And around 7 p.m. on Saturday, the ocean's overwhelming conditions in Atlantic City took two lives.

21-year old Samuel Jackson of Lowell Ma., and his girlfriend 21–year old Thewino Caesar of Upper Darby Pa., were swimming in a large group near a rock jetty and an outfall pipe.

"When you have an object stationary in the ocean like that as the tides and currents wash in and around it, creates large holes. It gets very dangerous," explains Chief Brooks.

After rescuing three people, lifeguards and officials attempted to resuscitate the couple after pulling them from the ocean. 

"We responded and the beach patrol already had two people out of the water on the beach performing CPR," recalls Chief Brooks.

What originally began as a trip to the beach quickly escalated into a tragedy, all of which the victims families witnessed. Family members also followed the couple to the hospital where they were later pronounced dead.

Despite knowing that the first drowning of the summer season happened on the beach near Martin Luther King Blvd., beach goers are still going into the water and the Atlantic City Beach Patrol is taking extra precautions.

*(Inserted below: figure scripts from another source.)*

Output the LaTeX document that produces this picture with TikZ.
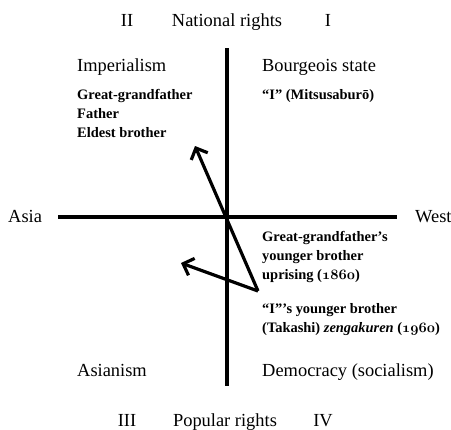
\documentclass[tikz,border=0pt]{standalone}
\usepackage{fontspec}
\setmainfont{Liberation Serif}
\usetikzlibrary{arrows.meta}
\newcommand\osn[1]{{\usefont{OML}{cmm}{b}{it}#1}}
\tikzset{
  lbl/.style={font=\fontsize{18.5}{21}\selectfont, inner sep=0pt},
  who/.style={font=\fontsize{14.5}{19}\selectfont\bfseries, inner sep=0pt, align=left, anchor=base west},
  axis/.style={line width=3.2bp},
  move/.style={line width=3.2bp, -{Straight Barb[length=9bp,width=18bp]}, miter limit=4}
}
\begin{document}
\begin{tikzpicture}[x=1bp,y=-1bp]
        \useasboundingbox (0,0) rectangle (451,429);
        % axes
        \coordinate (top) at (227,48);
        \coordinate (bot) at (227,386);
        \coordinate (left) at (58,217);
        \coordinate (right) at (397,217);
        \draw[axis] (top) -- (bot);
        \draw[axis] (left) -- (right);
        % quadrant numbers and poles
        \node[lbl, anchor=base] (qii) at (127,26) {II};
        \node[lbl, anchor=base] (nat) at (227,26) {National rights};
        \node[lbl, anchor=base] (qi) at (328,26) {I};
        \node[lbl, anchor=base] (qiii) at (127,426) {III};
        \node[lbl, anchor=base] (pop) at (225,426) {Popular rights};
        \node[lbl, anchor=base] (qiv) at (323,426) {IV};
        \node[lbl, anchor=base west] (asia) at (8,222) {Asia};
        \node[lbl, anchor=base west] (west) at (415,222) {West};
        % quadrant names
        \node[lbl, anchor=base west] (imp) at (77,71) {Imperialism};
        \node[lbl, anchor=base west] (bour) at (262,71) {Bourgeois state};
        \node[lbl, anchor=base west] (asian) at (77,376) {Asianism};
        \node[lbl, anchor=base west] (demo) at (262,376) {Democracy (socialism)};
        % characters (base = last line)
        \node[who] (fam) at (77,137) {Great-grandfather\\Father\\Eldest brother};
        \node[who] (me) at (262,99) {“I” (Mitsusaburō)};
        \node[who] (upr) at (262,279) {Great-grandfather’s\\younger brother\\uprising (\osn{1860})};
        \node[who] (tak) at (262,332) {“I”’s younger brother\\(Takashi) \textit{zengakuren} (\osn{1960})};
        % movements
        \coordinate (turn) at (258,291);
        \coordinate (upend) at (195,146);
        \coordinate (lowend) at (181,263);
        \draw[move] (turn) -- (upend);
        \draw[move] (turn) -- (lowend);
\end{tikzpicture}
\end{document}
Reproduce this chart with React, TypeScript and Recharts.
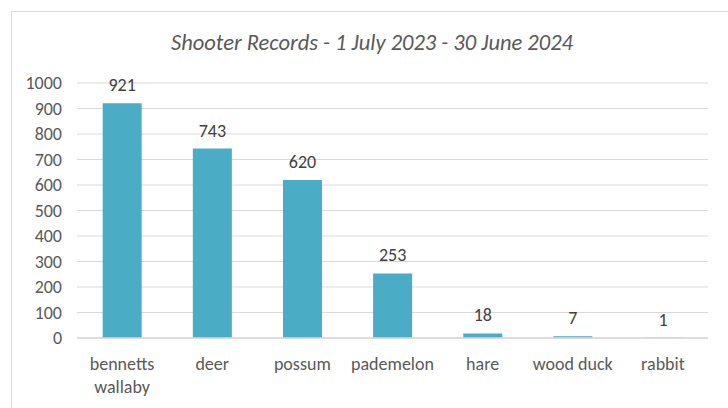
import React from "react";
import { BarChart, Bar, XAxis, YAxis, CartesianGrid, LabelList } from "recharts";

const categories = ["bennetts wallaby", "deer", "possum", "pademelon", "hare", "wood duck", "rabbit"];
const counts = [921, 743, 620, 253, 18, 7, 1];
const yTicks = [0, 100, 200, 300, 400, 500, 600, 700, 800, 900, 1000];
const title = "Shooter Records - 1 July 2023 - 30 June 2024";

const data = categories.map((c, i) => ({ name: c, value: counts[i] }));

const FONT = "Carlito, Lato, 'Open Sans', sans-serif";

const XTick = (props: any) => {
  const { x, y, payload } = props;
  const label: string = payload.value;
  const lines = label === "bennetts wallaby" ? ["bennetts", "wallaby"] : [label];
  return (
    <text x={x} y={y} textAnchor="middle" fill="#595959" fontSize={18} fontFamily={FONT}>
      {lines.map((l, i) => (
        <tspan key={i} x={x} dy={i === 0 ? "0.71em" : 23}>
          {l}
        </tspan>
      ))}
    </text>
  );
};

export default function App() {
  return (
    <div style={{ position: "absolute", left: 0, top: 0, width: 728, height: 408, overflow: "hidden", background: "#fff" }}>
      <div
        style={{
          position: "absolute",
          left: 11,
          top: 11,
          width: 760,
          height: 440,
          border: "1px solid #d9d9d9",
          boxSizing: "border-box",
        }}
      />
      <div
        style={{
          position: "absolute",
          left: 0,
          top: 29,
          width: 744,
          textAlign: "center",
          fontFamily: FONT,
          fontStyle: "italic",
          fontSize: 22.5,
          color: "#595959",
          lineHeight: "28px",
        }}
      >
        {title}
      </div>
      <div style={{ position: "absolute", left: 0, top: 0 }}>
        <BarChart
          width={728}
          height={408}
          data={data}
          margin={{ top: 83, right: 20, bottom: 20, left: 17 }}
          barCategoryGap="28.5%"
        >
          <CartesianGrid vertical={false} stroke="#d9d9d9" strokeWidth={1} />
          <XAxis
            dataKey="name"
            axisLine={{ stroke: "#d9d9d9", strokeWidth: 1.5 }}
            tickLine={false}
            height={50}
            interval={0}
            tick={<XTick />}
            tickMargin={13}
          />
          <YAxis
            width={60}
            domain={[0, 1000]}
            ticks={yTicks}
            axisLine={false}
            tickLine={false}
            tickMargin={9}
            interval={0}
            tick={{ fill: "#595959", fontSize: 18, fontFamily: FONT }}
          />
          <Bar dataKey="value" fill="#4bacc6" isAnimationActive={false}>
            <LabelList dataKey="value" position="top" offset={12} fill="#404040" fontSize={18} fontFamily={FONT} />
          </Bar>
        </BarChart>
      </div>
    </div>
  );
}
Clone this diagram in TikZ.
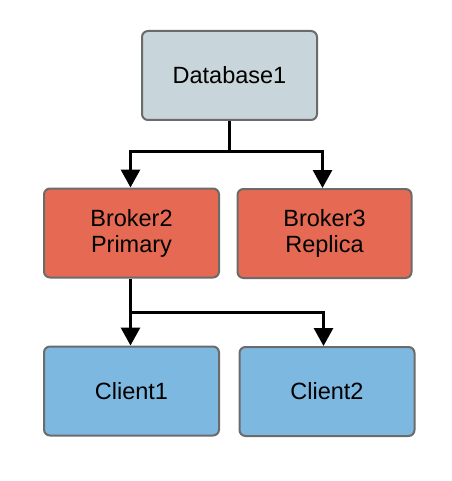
\documentclass[tikz,border=0pt]{standalone}
\usepackage{fontspec}
\setmainfont{Liberation Sans}
\usetikzlibrary{arrows.meta}
\definecolor{dbfill}{HTML}{C8D5DB}
\definecolor{brfill}{HTML}{E66A53}
\definecolor{clfill}{HTML}{7DB8E1}
\definecolor{bordergray}{HTML}{6B6B6B}
\begin{document}
\begin{tikzpicture}[x=1pt,y=-1pt,
  box/.style={draw=bordergray, line width=2pt, rounded corners=6pt, minimum width=175pt, minimum height=89pt, inner sep=0pt, align=center, font=\fontsize{23.5}{26}\selectfont},
  conn/.style={line width=3pt, -{Triangle[width=19pt,length=18pt]}}
]
\useasboundingbox (0,0) rectangle (451,481);
\node[box, fill=dbfill] (db) at (229.5,75.5) {Database1};
\node[box, fill=brfill] (b2) at (131.5,233) {Broker2\\Primary};
\node[box, fill=brfill, minimum width=174pt] (b3) at (324.5,233.5) {Broker3\\Replica};
\node[box, fill=clfill] (c1) at (131.5,391) {Client1};
\node[box, fill=clfill] (c2) at (327,391.5) {Client2};
\coordinate (j1) at (229.5,152);
\coordinate (j2) at (130.5,312);
\draw[line width=3pt] (db.south) -- (j1);
\draw[conn] (j1) -| ([xshift=-1pt]b2.north);
\draw[conn] (j1) -| ([xshift=-2pt]b3.north);
\draw[line width=3pt] ([xshift=-1pt]b2.south) -- (j2);
\draw[conn] (j2) -- ([xshift=-1pt]c1.north);
\draw[conn] (j2) -| ([xshift=-3.5pt]c2.north);
\end{tikzpicture}
\end{document}
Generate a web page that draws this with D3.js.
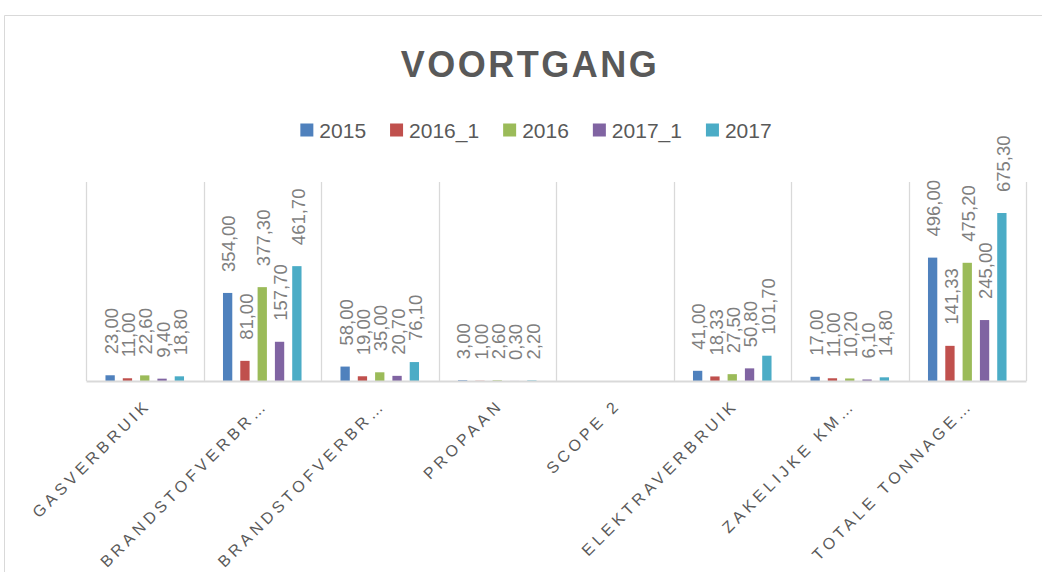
<!DOCTYPE html>
<html>
<head>
<meta charset="utf-8">
<script src="https://cdn.jsdelivr.net/npm/d3@7"></script>
<style>
  html, body { margin: 0; padding: 0; background: #fff; }
  svg { display: block; }
</style>
</head>
<body>
<svg id="chart" width="1042" height="572"></svg>
<script>
// ---- data ----
const title = "VOORTGANG";
const categories = ["GASVERBRUIK", "BRANDSTOFVERBR…", "BRANDSTOFVERBR…", "PROPAAN", "SCOPE 2", "ELEKTRAVERBRUIK", "ZAKELIJKE KM…", "TOTALE TONNAGE…"];
const seriesNames = ["2015", "2016_1", "2016", "2017_1", "2017"];
const s2015   = [23.00, 354.00, 58.00, 3.00, null, 41.00, 17.00, 496.00];
const s2016_1 = [11.00, 81.00, 19.00, 1.00, null, 18.33, 11.00, 141.33];
const s2016   = [22.60, 377.30, 35.00, 2.60, null, 27.50, 10.20, 475.20];
const s2017_1 = [9.40, 157.70, 20.70, 0.30, null, 50.80, 6.10, 245.00];
const s2017   = [18.80, 461.70, 76.10, 2.20, null, 101.70, 14.80, 675.30];
const seriesValues = [s2015, s2016_1, s2016, s2017_1, s2017];
const colors = ["#4F81BD", "#C0504D", "#9BBB59", "#8064A2", "#4BACC6"];
const yDomain = [0, 800];

// ---- layout ----
const svg = d3.select("#chart");
const plot = { left: 86, right: 1026, top: 182, bottom: 381 };
const font = "'Liberation Sans', Arial, sans-serif";

// chart border
svg.append("path")
  .attr("d", "M4.5,600 L4.5,15.5 L1100,15.5")
  .attr("fill", "none").attr("stroke", "#d9d9d9").attr("stroke-width", 1);

// title
svg.append("text")
  .attr("x", 530).attr("y", 76.5)
  .attr("text-anchor", "middle")
  .attr("font-family", font).attr("font-weight", "bold")
  .attr("font-size", 36).attr("letter-spacing", "2.5px")
  .attr("fill", "#595959")
  .text(title);

// scales
const keys = categories.map((c, i) => i);
const x0 = d3.scaleBand().domain(keys).range([plot.left, plot.right]).paddingInner(0).paddingOuter(0);
const x1 = d3.scaleBand().domain(seriesNames).range([0, x0.bandwidth()]).paddingInner(0.4624).paddingOuter(1.125);
const y = d3.scaleLinear().domain(yDomain).range([plot.bottom, plot.top]);

// category separators (vertical gridlines)
const g = svg.append("g");
const bounds = keys.map(k => x0(k)).concat([plot.right]);
g.selectAll("line.sep").data(bounds).join("line")
  .attr("class", "sep")
  .attr("x1", d => Math.round(d) + 0.5).attr("x2", d => Math.round(d) + 0.5)
  .attr("y1", plot.top).attr("y2", plot.bottom)
  .attr("stroke", "#d9d9d9").attr("stroke-width", 1.3);

// bars
const fmt = d3.formatLocale({ decimal: ",", thousands: ".", grouping: [3], currency: ["", ""] }).format(".2f");
const barData = [];
seriesNames.forEach((s, si) => {
  seriesValues[si].forEach((v, ci) => {
    if (v !== null) barData.push({ s, si, ci, v });
  });
});

svg.append("g").selectAll("rect").data(barData).join("rect")
  .attr("x", d => x0(d.ci) + x1(d.s))
  .attr("y", d => y(d.v))
  .attr("width", x1.bandwidth())
  .attr("height", d => y(0) - y(d.v))
  .attr("fill", d => colors[d.si]);

// baseline axis (drawn over bars)
const xAxis = d3.axisBottom(x0).tickSize(0).tickFormat(() => "");
const axG = svg.append("g").attr("transform", `translate(0,${plot.bottom})`).call(xAxis);
axG.select(".domain").attr("stroke", "#d9d9d9").attr("stroke-width", 2);

// data labels (rotated)
svg.append("g").selectAll("text").data(barData).join("text")
  .attr("transform", d => `translate(${x0(d.ci) + x1(d.s) + x1.bandwidth() / 2 + 1},${y(d.v) - 21}) rotate(-90)`)
  .attr("dy", "0.36em")
  .attr("font-family", font).attr("font-size", 18.5)
  .attr("fill", "#7f7f7f")
  .text(d => fmt(d.v));

// category labels
svg.append("g").selectAll("text").data(keys).join("text")
  .attr("transform", k => `translate(${x0(k) + x0.bandwidth() / 2 + 7},${plot.bottom + 25}) rotate(-45)`)
  .attr("text-anchor", "end")
  .attr("font-family", font).attr("font-size", 16)
  .attr("letter-spacing", "4px")
  .attr("fill", "#595959")
  .text(k => categories[k]);

// legend
const leg = svg.append("g");
let lx = 0;
seriesNames.forEach((s, i) => {
  const it = leg.append("g");
  it.append("rect").attr("x", 0).attr("y", -14).attr("width", 13).attr("height", 13).attr("fill", colors[i]);
  const t = it.append("text").attr("x", 19).attr("y", 0)
    .attr("font-family", font).attr("font-size", 21).attr("fill", "#595959").text(s);
  const w = t.node().getComputedTextLength();
  it.attr("transform", `translate(${lx},0)`);
  lx += 19 + w + 24;
});
const legW = lx - 24;
leg.attr("transform", `translate(${536 - legW / 2},137.5)`);
</script>
</body>
</html>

"We can't even go past our waste line without them telling us to come down," says Franco Taorimina from Cherry Hill, NJ.

"I might go stick my feet in but I definitely would go in without a lifeguard here," says Katie DeLuca, a first time beachgoer to Atlantic City.

"The lifeguards were here they got people out and they did the best job they could and it's been an emotional weekend for the Atlantic City Beach Patrol as Chief Rod Aluise says he has not seen a drowning of this nature in more than thirty years.

"This year it's been really active and you never really predict what the ocean going to do," says Chief Brooks.

However, officials say what you can do is be vigilant.